Similarly, through the center’s partnership with the Central Texas Astronomical Society, CASPER students and researchers enjoy access to the society’s Paul and Jane Meyer Observatory. The Meyer Observatory is located less than an hour away in the hills near Clifton, Texas and is equipped with a fully instrumented, computer-controlled 61-centimeter (24-inch) research-grade Cassegrain telescope. The agreement also brings with it opportunities for collaborative observations with University of Texas colleagues at UT’s McDonald Observatory located near Fort Davis in the remote Guadalupe Mountains of West Texas.

More broadly, current and past CASPER corporate and educational partners include Coherent, Lawrence Livermore National Lab, Quantronix, Rice University, Sandia National Laboratory, SEMAECH, Southwestern Medical Center, Texas Instruments, University of Houston, University of Texas, University of Texas Medical Branch, Universities of Stuttgart and Duisberg-Essen, Tezpur University and Zyvex, among others.

Investigators in CASPER’s three theoretical research groups maintain workspace both in the BRIC and in the university’s five-story, $103-million Baylor Sciences Building in which the departments of physics and mathematics reside.

The three CASPER experimental groups maintain two plasma and space science research laboratories in the BRIC. The Hypervelocity Impacts and Dusty Plasma Lab (HIDPL) operates two GEC RF reference cell plasma experimentation systems, an inductively driven 15kW plasma generator (IPG) a low-velocity light gas accelerator system, an electrostatic accelerator fitted for dust particle acceleration, two frequency doubled Nd:YVO4 lasers (Coherent-Verdi), a Ti-Sapphire laser system and a single- and two-stage light gas accelerator system. By arrangement with NASA, CASPER researchers conduct hypervelocity impacts using the two-stage light gas gun facility located at the Johnson Space Center in Houston.

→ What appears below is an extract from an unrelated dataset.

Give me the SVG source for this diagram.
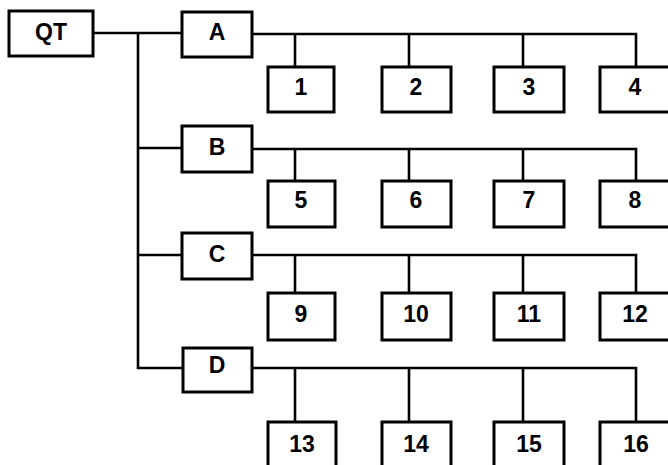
<svg xmlns="http://www.w3.org/2000/svg" width="668" height="465" viewBox="0 0 668 465">
<style>
.b{fill:#fff;stroke:#000;stroke-width:3}
.t{font-family:"Liberation Sans",Arial,sans-serif;font-size:23px;font-weight:bold;text-anchor:middle;fill:#000}
.c{fill:none;stroke:#000;stroke-width:2.6;stroke-linejoin:miter}
</style>
<rect width="668" height="465" fill="#fff"/>
<g id="connectors">
<path class="c" d="M93 33H182M138 33V368H183M138 148H182M138 255H182"/>
<path class="c" d="M252 34H636V67M295 34V67M409 34V67M523 34V67"/>
<path class="c" d="M252 149H636V181M295 149V181M409 149V181M523 149V181"/>
<path class="c" d="M252 255H636V293M295 255V293M409 255V293M523 255V293"/>
<path class="c" d="M252 368H636V422M295 368V422M409 368V422M523 368V422"/>
</g>
<g id="QT"><rect class="b" x="9" y="11" width="84" height="45"/><text class="t" x="51" y="40">QT</text></g>
<g id="A"><rect class="b" x="182" y="12" width="70" height="45"/><text class="t" x="217" y="40">A</text></g>
<g id="B"><rect class="b" x="182" y="126" width="70" height="46"/><text class="t" x="217" y="155">B</text></g>
<g id="C"><rect class="b" x="182" y="233" width="70" height="46"/><text class="t" x="217" y="262">C</text></g>
<g id="D"><rect class="b" x="183" y="348" width="69" height="44"/><text class="t" x="217" y="373">D</text></g>
<g id="n1"><rect class="b" x="268" y="67" width="66" height="45"/><text class="t" x="301" y="95">1</text></g>
<g id="n2"><rect class="b" x="382" y="67" width="69" height="45"/><text class="t" x="416" y="95">2</text></g>
<g id="n3"><rect class="b" x="494" y="67" width="70" height="45"/><text class="t" x="529" y="95">3</text></g>
<g id="n4"><rect class="b" x="600" y="67" width="72" height="45"/><text class="t" x="635" y="95">4</text></g>
<g id="n5"><rect class="b" x="268" y="181" width="67" height="46"/><text class="t" x="301" y="208">5</text></g>
<g id="n6"><rect class="b" x="382" y="181" width="69" height="46"/><text class="t" x="416" y="208">6</text></g>
<g id="n7"><rect class="b" x="494" y="181" width="70" height="46"/><text class="t" x="529" y="208">7</text></g>
<g id="n8"><rect class="b" x="600" y="181" width="72" height="46"/><text class="t" x="635" y="208">8</text></g>
<g id="n9"><rect class="b" x="268" y="293" width="67" height="47"/><text class="t" x="301" y="322">9</text></g>
<g id="n10"><rect class="b" x="382" y="293" width="69" height="47"/><text class="t" x="416" y="322">10</text></g>
<g id="n11"><rect class="b" x="494" y="293" width="70" height="47"/><text class="t" x="529" y="322">11</text></g>
<g id="n12"><rect class="b" x="600" y="293" width="72" height="47"/><text class="t" x="635" y="322">12</text></g>
<g id="n13"><rect class="b" x="268" y="422" width="68" height="50"/><text class="t" x="302" y="452">13</text></g>
<g id="n14"><rect class="b" x="382" y="422" width="69" height="50"/><text class="t" x="416" y="452">14</text></g>
<g id="n15"><rect class="b" x="494" y="422" width="70" height="50"/><text class="t" x="529" y="452">15</text></g>
<g id="n16"><rect class="b" x="600" y="422" width="72" height="50"/><text class="t" x="636" y="452">16</text></g>
</svg>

CASPER conducts an annual Research Experiences for Undergraduates (REU) program funded by the National Science Foundation that brings undergraduate students from around the world to conduct genuine, active research alongside CASPER and Baylor physics for 10-weeks each summer. A companion eight-week summer program — Research Experiences for Teachers (RET) — invites science teachers from the elementary, middle and high school and community college levels to CASPER to participate in research with any of the active research groups, to develop new science curricula or to take one of a variety of courses designed to help them hone their classroom skills.

CASPER educational outreach specialists evaluate next-generation classroom concepts and curricula developed by a research consortium consisting of Baylor, Texas Education Service Center Region 12 and educational architecture firm Huckabee, Inc.

Baylor University is a private Christian university and a nationally ranked research institution, characterized as having “high research activity” by the Carnegie Foundation for the Advancement of Teaching. The university provides a vibrant campus community for approximately 15,000 students by blending interdisciplinary research with an international reputation for educational excellence and a faculty commitment to teaching and scholarship. Chartered in 1845 by the Republic of Texas through the efforts of Baptist pioneers, Baylor is the oldest continually operating university in Texas. Located in Waco, Baylor welcomes students from all 50 states and more than 80 countries to study a broad range of degrees among its 11 nationally recognized academic divisions. Baylor sponsors 19 varsity athletic teams and is a founding member of the Big 12 Conference.